Return the material exactly as supplied, apart from the pictures, which are omitted.

Material provided:
[start]

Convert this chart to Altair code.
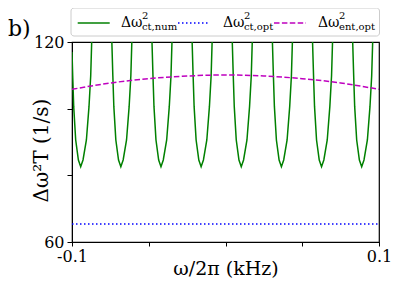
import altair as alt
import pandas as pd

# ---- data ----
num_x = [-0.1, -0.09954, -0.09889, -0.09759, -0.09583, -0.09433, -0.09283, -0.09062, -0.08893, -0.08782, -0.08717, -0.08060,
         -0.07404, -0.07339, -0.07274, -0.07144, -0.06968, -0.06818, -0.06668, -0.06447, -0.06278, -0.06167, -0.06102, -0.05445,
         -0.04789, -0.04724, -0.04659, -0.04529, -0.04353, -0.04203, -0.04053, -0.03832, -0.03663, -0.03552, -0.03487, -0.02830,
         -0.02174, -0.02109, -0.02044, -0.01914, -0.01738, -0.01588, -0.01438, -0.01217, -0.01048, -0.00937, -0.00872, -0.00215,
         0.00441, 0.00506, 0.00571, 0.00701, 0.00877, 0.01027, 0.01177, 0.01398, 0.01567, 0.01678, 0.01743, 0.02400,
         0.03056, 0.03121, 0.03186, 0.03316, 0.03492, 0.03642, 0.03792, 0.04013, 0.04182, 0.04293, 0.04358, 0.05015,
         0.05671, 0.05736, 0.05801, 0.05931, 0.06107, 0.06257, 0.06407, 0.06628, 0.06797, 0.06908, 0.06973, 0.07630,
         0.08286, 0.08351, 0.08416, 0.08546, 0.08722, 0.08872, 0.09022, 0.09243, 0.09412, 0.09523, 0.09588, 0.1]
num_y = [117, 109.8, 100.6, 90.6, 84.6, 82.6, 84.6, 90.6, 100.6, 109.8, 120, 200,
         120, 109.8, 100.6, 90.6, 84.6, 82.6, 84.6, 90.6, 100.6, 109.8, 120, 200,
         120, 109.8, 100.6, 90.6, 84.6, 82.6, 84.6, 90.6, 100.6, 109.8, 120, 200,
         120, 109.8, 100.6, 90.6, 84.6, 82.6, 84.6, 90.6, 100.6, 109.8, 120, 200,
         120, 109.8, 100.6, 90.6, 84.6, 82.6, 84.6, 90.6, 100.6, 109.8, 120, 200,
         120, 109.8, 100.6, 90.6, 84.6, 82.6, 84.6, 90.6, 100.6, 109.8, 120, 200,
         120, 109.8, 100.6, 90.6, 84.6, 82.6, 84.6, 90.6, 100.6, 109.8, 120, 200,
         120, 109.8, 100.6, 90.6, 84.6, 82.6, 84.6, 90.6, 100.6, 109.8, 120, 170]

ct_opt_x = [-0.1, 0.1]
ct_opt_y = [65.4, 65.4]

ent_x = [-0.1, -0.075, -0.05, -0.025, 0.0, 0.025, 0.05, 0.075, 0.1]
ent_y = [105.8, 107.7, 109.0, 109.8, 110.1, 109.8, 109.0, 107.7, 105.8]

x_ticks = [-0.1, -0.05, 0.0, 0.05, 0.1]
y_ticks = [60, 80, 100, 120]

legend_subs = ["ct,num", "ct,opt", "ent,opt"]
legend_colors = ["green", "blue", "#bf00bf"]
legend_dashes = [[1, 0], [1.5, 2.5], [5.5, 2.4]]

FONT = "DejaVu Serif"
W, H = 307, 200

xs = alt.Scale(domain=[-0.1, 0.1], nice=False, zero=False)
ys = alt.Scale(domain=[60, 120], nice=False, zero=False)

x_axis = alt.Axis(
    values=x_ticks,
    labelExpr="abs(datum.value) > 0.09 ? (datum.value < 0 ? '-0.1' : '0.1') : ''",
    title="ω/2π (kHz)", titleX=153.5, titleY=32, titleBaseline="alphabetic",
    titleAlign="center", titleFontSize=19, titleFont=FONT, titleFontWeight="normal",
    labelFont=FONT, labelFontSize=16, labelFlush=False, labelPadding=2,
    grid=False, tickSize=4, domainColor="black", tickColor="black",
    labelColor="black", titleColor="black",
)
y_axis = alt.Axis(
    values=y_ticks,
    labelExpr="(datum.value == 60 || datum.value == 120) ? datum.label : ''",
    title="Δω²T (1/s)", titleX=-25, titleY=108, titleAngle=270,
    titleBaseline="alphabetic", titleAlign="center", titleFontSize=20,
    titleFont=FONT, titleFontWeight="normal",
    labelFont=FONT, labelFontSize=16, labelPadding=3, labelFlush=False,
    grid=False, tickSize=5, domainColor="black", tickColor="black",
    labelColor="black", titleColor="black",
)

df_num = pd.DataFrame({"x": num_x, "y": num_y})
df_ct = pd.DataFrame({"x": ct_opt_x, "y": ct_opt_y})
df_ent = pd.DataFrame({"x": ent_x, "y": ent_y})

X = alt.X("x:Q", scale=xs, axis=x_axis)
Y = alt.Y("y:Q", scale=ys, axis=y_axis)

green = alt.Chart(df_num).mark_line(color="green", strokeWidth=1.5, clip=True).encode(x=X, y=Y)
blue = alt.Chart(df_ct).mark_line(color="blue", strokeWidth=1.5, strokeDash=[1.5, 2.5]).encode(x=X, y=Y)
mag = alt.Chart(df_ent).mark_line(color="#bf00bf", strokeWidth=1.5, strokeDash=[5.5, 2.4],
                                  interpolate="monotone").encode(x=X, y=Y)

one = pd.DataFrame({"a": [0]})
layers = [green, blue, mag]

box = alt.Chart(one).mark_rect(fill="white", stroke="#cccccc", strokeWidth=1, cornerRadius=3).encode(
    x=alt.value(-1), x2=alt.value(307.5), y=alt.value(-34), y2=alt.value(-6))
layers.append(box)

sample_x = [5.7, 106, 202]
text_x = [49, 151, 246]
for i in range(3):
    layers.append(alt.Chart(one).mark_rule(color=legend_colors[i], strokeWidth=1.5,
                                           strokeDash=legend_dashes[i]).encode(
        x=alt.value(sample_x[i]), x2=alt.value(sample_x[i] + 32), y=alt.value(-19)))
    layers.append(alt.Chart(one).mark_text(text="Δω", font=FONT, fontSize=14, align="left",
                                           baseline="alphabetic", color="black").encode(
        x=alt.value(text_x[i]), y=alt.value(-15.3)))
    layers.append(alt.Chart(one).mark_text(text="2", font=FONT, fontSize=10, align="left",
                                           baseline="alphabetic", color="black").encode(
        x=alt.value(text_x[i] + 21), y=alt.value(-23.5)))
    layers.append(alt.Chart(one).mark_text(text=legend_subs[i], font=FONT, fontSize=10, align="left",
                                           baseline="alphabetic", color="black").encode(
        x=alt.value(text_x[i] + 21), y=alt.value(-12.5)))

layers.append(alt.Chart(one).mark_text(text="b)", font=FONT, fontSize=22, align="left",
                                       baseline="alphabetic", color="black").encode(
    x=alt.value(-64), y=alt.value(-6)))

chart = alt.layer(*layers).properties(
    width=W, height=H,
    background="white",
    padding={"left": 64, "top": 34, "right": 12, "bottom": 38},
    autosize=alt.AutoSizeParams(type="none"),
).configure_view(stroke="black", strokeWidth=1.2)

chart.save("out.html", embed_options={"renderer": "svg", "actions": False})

[end]

Exercise result:
Convert this chart to Altair code.
import altair as alt
import pandas as pd

# ---- data ----
num_x = [-0.1, -0.09954, -0.09889, -0.09759, -0.09583, -0.09433, -0.09283, -0.09062, -0.08893, -0.08782, -0.08717, -0.08060,
         -0.07404, -0.07339, -0.07274, -0.07144, -0.06968, -0.06818, -0.06668, -0.06447, -0.06278, -0.06167, -0.06102, -0.05445,
         -0.04789, -0.04724, -0.04659, -0.04529, -0.04353, -0.04203, -0.04053, -0.03832, -0.03663, -0.03552, -0.03487, -0.02830,
         -0.02174, -0.02109, -0.02044, -0.01914, -0.01738, -0.01588, -0.01438, -0.01217, -0.01048, -0.00937, -0.00872, -0.00215,
         0.00441, 0.00506, 0.00571, 0.00701, 0.00877, 0.01027, 0.01177, 0.01398, 0.01567, 0.01678, 0.01743, 0.02400,
         0.03056, 0.03121, 0.03186, 0.03316, 0.03492, 0.03642, 0.03792, 0.04013, 0.04182, 0.04293, 0.04358, 0.05015,
         0.05671, 0.05736, 0.05801, 0.05931, 0.06107, 0.06257, 0.06407, 0.06628, 0.06797, 0.06908, 0.06973, 0.07630,
         0.08286, 0.08351, 0.08416, 0.08546, 0.08722, 0.08872, 0.09022, 0.09243, 0.09412, 0.09523, 0.09588, 0.1]
num_y = [117, 109.8, 100.6, 90.6, 84.6, 82.6, 84.6, 90.6, 100.6, 109.8, 120, 200,
         120, 109.8, 100.6, 90.6, 84.6, 82.6, 84.6, 90.6, 100.6, 109.8, 120, 200,
         120, 109.8, 100.6, 90.6, 84.6, 82.6, 84.6, 90.6, 100.6, 109.8, 120, 200,
         120, 109.8, 100.6, 90.6, 84.6, 82.6, 84.6, 90.6, 100.6, 109.8, 120, 200,
         120, 109.8, 100.6, 90.6, 84.6, 82.6, 84.6, 90.6, 100.6, 109.8, 120, 200,
         120, 109.8, 100.6, 90.6, 84.6, 82.6, 84.6, 90.6, 100.6, 109.8, 120, 200,
         120, 109.8, 100.6, 90.6, 84.6, 82.6, 84.6, 90.6, 100.6, 109.8, 120, 200,
         120, 109.8, 100.6, 90.6, 84.6, 82.6, 84.6, 90.6, 100.6, 109.8, 120, 170]

ct_opt_x = [-0.1, 0.1]
ct_opt_y = [65.4, 65.4]

ent_x = [-0.1, -0.075, -0.05, -0.025, 0.0, 0.025, 0.05, 0.075, 0.1]
ent_y = [105.8, 107.7, 109.0, 109.8, 110.1, 109.8, 109.0, 107.7, 105.8]

x_ticks = [-0.1, -0.05, 0.0, 0.05, 0.1]
y_ticks = [60, 80, 100, 120]

legend_subs = ["ct,num", "ct,opt", "ent,opt"]
legend_colors = ["green", "blue", "#bf00bf"]
legend_dashes = [[1, 0], [1.5, 2.5], [5.5, 2.4]]

FONT = "DejaVu Serif"
W, H = 307, 200

xs = alt.Scale(domain=[-0.1, 0.1], nice=False, zero=False)
ys = alt.Scale(domain=[60, 120], nice=False, zero=False)

x_axis = alt.Axis(
    values=x_ticks,
    labelExpr="abs(datum.value) > 0.09 ? (datum.value < 0 ? '-0.1' : '0.1') : ''",
    title="ω/2π (kHz)", titleX=153.5, titleY=32, titleBaseline="alphabetic",
    titleAlign="center", titleFontSize=19, titleFont=FONT, titleFontWeight="normal",
    labelFont=FONT, labelFontSize=16, labelFlush=False, labelPadding=2,
    grid=False, tickSize=4, domainColor="black", tickColor="black",
    labelColor="black", titleColor="black",
)
y_axis = alt.Axis(
    values=y_ticks,
    labelExpr="(datum.value == 60 || datum.value == 120) ? datum.label : ''",
    title="Δω²T (1/s)", titleX=-25, titleY=108, titleAngle=270,
    titleBaseline="alphabetic", titleAlign="center", titleFontSize=20,
    titleFont=FONT, titleFontWeight="normal",
    labelFont=FONT, labelFontSize=16, labelPadding=3, labelFlush=False,
    grid=False, tickSize=5, domainColor="black", tickColor="black",
    labelColor="black", titleColor="black",
)

df_num = pd.DataFrame({"x": num_x, "y": num_y})
df_ct = pd.DataFrame({"x": ct_opt_x, "y": ct_opt_y})
df_ent = pd.DataFrame({"x": ent_x, "y": ent_y})

X = alt.X("x:Q", scale=xs, axis=x_axis)
Y = alt.Y("y:Q", scale=ys, axis=y_axis)

green = alt.Chart(df_num).mark_line(color="green", strokeWidth=1.5, clip=True).encode(x=X, y=Y)
blue = alt.Chart(df_ct).mark_line(color="blue", strokeWidth=1.5, strokeDash=[1.5, 2.5]).encode(x=X, y=Y)
mag = alt.Chart(df_ent).mark_line(color="#bf00bf", strokeWidth=1.5, strokeDash=[5.5, 2.4],
                                  interpolate="monotone").encode(x=X, y=Y)

one = pd.DataFrame({"a": [0]})
layers = [green, blue, mag]

box = alt.Chart(one).mark_rect(fill="white", stroke="#cccccc", strokeWidth=1, cornerRadius=3).encode(
    x=alt.value(-1), x2=alt.value(307.5), y=alt.value(-34), y2=alt.value(-6))
layers.append(box)

sample_x = [5.7, 106, 202]
text_x = [49, 151, 246]
for i in range(3):
    layers.append(alt.Chart(one).mark_rule(color=legend_colors[i], strokeWidth=1.5,
                                           strokeDash=legend_dashes[i]).encode(
        x=alt.value(sample_x[i]), x2=alt.value(sample_x[i] + 32), y=alt.value(-19)))
    layers.append(alt.Chart(one).mark_text(text="Δω", font=FONT, fontSize=14, align="left",
                                           baseline="alphabetic", color="black").encode(
        x=alt.value(text_x[i]), y=alt.value(-15.3)))
    layers.append(alt.Chart(one).mark_text(text="2", font=FONT, fontSize=10, align="left",
                                           baseline="alphabetic", color="black").encode(
        x=alt.value(text_x[i] + 21), y=alt.value(-23.5)))
    layers.append(alt.Chart(one).mark_text(text=legend_subs[i], font=FONT, fontSize=10, align="left",
                                           baseline="alphabetic", color="black").encode(
        x=alt.value(text_x[i] + 21), y=alt.value(-12.5)))

layers.append(alt.Chart(one).mark_text(text="b)", font=FONT, fontSize=22, align="left",
                                       baseline="alphabetic", color="black").encode(
    x=alt.value(-64), y=alt.value(-6)))

chart = alt.layer(*layers).properties(
    width=W, height=H,
    background="white",
    padding={"left": 64, "top": 34, "right": 12, "bottom": 38},
    autosize=alt.AutoSizeParams(type="none"),
).configure_view(stroke="black", strokeWidth=1.2)

chart.save("out.html", embed_options={"renderer": "svg", "actions": False})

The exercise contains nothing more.